Retype the records below from their first line through the line containing "ax2 = fig.add_axes([0.535, 0.240, 0.416, 0.599])", and include nothing else.

(Records with drawing code)

——————————

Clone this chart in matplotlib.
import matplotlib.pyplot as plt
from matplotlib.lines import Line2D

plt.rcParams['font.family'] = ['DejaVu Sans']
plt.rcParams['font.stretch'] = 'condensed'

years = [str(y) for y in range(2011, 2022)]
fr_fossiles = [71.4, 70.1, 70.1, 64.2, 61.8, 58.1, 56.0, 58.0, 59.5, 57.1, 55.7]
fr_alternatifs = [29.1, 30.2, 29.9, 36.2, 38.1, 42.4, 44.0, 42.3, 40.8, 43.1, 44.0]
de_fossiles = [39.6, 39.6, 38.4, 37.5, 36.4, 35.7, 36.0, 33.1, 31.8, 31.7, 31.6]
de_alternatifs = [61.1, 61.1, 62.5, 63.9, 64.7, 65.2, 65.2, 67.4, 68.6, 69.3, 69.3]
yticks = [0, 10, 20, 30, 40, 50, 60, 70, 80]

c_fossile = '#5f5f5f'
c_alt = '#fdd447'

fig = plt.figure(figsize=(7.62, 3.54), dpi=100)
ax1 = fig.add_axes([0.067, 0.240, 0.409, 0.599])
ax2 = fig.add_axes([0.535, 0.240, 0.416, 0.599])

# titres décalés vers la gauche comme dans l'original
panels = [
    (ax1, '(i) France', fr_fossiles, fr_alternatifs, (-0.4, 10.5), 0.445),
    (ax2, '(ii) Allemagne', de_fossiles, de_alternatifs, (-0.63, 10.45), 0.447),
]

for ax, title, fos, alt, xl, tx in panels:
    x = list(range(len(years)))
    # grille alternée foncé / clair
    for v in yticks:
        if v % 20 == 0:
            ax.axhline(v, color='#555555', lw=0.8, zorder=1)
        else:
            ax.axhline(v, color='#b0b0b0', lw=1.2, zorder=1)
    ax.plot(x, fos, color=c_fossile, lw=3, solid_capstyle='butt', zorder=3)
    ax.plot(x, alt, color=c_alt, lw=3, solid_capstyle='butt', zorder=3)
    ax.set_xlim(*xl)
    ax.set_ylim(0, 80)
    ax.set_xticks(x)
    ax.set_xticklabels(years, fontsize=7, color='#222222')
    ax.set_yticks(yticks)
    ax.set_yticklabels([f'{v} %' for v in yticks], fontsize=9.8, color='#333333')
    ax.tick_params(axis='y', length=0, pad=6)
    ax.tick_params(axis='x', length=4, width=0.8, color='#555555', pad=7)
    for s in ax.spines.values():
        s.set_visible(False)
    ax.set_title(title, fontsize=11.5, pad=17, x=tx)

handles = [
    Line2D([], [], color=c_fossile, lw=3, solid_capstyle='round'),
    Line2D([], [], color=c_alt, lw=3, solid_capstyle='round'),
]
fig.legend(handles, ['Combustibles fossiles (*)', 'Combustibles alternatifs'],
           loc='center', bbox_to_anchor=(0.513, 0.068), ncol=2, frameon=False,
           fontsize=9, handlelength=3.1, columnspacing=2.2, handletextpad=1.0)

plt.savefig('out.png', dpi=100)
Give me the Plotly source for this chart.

——————————

THE RESULT:
Clone this chart in matplotlib.
import matplotlib.pyplot as plt
from matplotlib.lines import Line2D

plt.rcParams['font.family'] = ['DejaVu Sans']
plt.rcParams['font.stretch'] = 'condensed'

years = [str(y) for y in range(2011, 2022)]
fr_fossiles = [71.4, 70.1, 70.1, 64.2, 61.8, 58.1, 56.0, 58.0, 59.5, 57.1, 55.7]
fr_alternatifs = [29.1, 30.2, 29.9, 36.2, 38.1, 42.4, 44.0, 42.3, 40.8, 43.1, 44.0]
de_fossiles = [39.6, 39.6, 38.4, 37.5, 36.4, 35.7, 36.0, 33.1, 31.8, 31.7, 31.6]
de_alternatifs = [61.1, 61.1, 62.5, 63.9, 64.7, 65.2, 65.2, 67.4, 68.6, 69.3, 69.3]
yticks = [0, 10, 20, 30, 40, 50, 60, 70, 80]

c_fossile = '#5f5f5f'
c_alt = '#fdd447'

fig = plt.figure(figsize=(7.62, 3.54), dpi=100)
ax1 = fig.add_axes([0.067, 0.240, 0.409, 0.599])
ax2 = fig.add_axes([0.535, 0.240, 0.416, 0.599])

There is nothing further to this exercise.